Greg McGarity didn't know he was buying a fixer-upper

I bet when Greg McGarity was hired as athletics director, he didn't know he was taking over an athletics department with a football program plagued by numerous areas in need of fixing. Now, I'll admit that Richt has given Georgia arguably it's most successful stretch of football other than the early 80s and early to mid 40s. But the program seems to have taken massive steps back since the run from 2002 to 2007, and has now lost three in a row to South Carolina, Arkansas and Mississippi St (which helped Alabama move from Shula to Saban, and Florida from Zook to Meyer). The loss in Starkghanistan seems to be the straw that broke the camels back for most fans. Mark Richt certainly has been and still seemed like the right man to lead this program, but he has also been painfully making Paul Finebaum look more and more prophetic by the day.

Greg McGarity recently told Seth Emerson of the Macon Telegraph about the multitude of things that are part of a successful football program.
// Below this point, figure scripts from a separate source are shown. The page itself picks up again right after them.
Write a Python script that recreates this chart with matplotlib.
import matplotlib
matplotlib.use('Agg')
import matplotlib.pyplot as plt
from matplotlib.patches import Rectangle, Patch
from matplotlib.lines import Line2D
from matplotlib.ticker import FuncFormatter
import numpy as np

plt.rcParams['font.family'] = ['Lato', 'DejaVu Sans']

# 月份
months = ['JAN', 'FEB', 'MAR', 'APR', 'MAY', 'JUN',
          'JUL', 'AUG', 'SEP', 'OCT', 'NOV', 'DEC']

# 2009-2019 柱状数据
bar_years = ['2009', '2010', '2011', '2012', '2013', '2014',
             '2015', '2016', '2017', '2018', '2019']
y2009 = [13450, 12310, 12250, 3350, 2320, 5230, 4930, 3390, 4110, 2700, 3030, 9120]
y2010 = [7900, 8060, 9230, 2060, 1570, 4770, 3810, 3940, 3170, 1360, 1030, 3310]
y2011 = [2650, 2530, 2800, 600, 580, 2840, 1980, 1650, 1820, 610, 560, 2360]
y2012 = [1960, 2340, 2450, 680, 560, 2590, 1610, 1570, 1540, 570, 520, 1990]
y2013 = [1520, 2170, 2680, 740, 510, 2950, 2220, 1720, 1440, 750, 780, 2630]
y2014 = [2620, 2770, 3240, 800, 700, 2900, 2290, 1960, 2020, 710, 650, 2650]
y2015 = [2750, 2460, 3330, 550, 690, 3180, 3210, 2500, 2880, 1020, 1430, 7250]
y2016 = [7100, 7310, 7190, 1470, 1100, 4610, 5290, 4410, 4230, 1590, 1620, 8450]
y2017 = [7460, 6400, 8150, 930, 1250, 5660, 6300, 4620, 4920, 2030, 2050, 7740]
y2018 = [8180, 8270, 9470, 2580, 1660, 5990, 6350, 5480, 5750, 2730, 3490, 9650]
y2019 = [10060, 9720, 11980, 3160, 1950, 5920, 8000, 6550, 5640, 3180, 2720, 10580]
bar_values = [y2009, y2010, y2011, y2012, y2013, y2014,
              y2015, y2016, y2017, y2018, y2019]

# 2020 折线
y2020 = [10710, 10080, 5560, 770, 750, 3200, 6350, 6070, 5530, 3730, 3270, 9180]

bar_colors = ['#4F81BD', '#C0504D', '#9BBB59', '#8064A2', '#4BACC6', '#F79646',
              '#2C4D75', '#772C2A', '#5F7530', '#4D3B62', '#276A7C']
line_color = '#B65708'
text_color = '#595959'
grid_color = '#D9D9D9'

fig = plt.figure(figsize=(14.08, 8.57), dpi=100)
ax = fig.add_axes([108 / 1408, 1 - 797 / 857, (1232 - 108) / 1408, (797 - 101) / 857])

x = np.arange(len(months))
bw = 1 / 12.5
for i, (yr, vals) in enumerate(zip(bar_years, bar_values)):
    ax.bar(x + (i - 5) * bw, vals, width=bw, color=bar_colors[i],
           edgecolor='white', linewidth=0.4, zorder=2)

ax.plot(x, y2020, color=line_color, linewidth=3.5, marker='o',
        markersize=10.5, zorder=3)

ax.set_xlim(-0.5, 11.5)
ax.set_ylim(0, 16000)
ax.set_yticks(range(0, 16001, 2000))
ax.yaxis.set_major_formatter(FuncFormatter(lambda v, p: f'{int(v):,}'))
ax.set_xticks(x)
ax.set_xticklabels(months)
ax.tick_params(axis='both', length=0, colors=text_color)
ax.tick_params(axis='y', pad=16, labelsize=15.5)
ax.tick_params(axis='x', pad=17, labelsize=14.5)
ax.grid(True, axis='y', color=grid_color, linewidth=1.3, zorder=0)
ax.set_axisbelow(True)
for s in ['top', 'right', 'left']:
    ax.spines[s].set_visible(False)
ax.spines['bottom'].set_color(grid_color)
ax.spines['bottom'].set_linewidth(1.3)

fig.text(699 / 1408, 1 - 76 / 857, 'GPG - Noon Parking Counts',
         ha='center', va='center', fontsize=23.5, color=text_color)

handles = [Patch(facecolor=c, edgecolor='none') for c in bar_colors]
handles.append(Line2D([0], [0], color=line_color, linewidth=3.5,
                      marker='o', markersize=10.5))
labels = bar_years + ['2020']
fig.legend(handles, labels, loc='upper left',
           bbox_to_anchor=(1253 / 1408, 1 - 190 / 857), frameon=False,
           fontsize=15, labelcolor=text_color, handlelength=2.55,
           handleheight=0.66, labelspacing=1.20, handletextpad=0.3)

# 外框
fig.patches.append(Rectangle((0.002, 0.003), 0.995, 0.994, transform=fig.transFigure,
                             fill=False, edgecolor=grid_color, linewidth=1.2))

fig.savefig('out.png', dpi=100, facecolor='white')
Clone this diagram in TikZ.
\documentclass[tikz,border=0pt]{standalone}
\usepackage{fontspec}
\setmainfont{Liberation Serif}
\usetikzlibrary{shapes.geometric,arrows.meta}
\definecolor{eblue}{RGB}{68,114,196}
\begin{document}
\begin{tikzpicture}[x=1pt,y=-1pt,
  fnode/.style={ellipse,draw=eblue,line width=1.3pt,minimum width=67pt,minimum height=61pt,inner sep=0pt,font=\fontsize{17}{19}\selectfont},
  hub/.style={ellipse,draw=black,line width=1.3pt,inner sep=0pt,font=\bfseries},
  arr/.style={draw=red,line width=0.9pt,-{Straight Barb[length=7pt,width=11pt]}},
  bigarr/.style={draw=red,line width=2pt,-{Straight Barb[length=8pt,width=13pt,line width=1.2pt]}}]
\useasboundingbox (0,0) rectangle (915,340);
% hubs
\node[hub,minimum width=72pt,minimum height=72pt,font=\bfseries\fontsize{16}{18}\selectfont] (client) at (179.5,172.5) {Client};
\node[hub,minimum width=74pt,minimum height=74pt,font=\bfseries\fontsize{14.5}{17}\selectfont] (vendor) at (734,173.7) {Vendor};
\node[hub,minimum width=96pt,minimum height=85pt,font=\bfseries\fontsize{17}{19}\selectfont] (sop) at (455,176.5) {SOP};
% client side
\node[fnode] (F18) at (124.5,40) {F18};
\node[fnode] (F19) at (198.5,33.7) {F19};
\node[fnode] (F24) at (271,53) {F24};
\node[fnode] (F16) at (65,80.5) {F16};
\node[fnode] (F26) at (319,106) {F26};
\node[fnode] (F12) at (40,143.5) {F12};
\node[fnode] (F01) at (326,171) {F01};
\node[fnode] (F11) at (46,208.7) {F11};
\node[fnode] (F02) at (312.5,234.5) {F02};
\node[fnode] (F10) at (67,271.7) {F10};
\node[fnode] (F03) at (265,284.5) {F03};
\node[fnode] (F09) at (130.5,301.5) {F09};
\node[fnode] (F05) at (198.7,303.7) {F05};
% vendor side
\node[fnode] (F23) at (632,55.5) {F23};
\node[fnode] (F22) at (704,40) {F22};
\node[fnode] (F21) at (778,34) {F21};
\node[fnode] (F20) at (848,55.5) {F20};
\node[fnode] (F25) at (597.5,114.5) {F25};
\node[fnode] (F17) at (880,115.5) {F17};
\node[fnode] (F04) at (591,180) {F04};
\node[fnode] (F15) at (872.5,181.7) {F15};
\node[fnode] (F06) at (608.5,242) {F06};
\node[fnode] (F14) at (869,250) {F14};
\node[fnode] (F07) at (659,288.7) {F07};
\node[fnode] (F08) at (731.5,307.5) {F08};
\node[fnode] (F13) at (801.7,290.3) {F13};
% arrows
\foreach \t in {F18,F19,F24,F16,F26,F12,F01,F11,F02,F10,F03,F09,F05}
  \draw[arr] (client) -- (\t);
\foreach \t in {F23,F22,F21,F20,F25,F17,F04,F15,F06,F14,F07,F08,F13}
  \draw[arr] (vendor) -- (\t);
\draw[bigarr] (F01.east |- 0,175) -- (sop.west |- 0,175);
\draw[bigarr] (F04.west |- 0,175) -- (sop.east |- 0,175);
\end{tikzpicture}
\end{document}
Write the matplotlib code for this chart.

Citing strength and conditioning, recruiting, player development, and "philosophical approach". But unfortunately for Richt (and McGarity, among others) the program seems to be failing at many of those multiple moving parts. Now, I'm not smart enough to know how to fix the problems, but I think I at least have enough vision to see what some of them are (Ray Charles probably has the vision to see them, may he rest in peace). Here is a rundown of what appears, to this uneducated eye, to be areas in need of improvement.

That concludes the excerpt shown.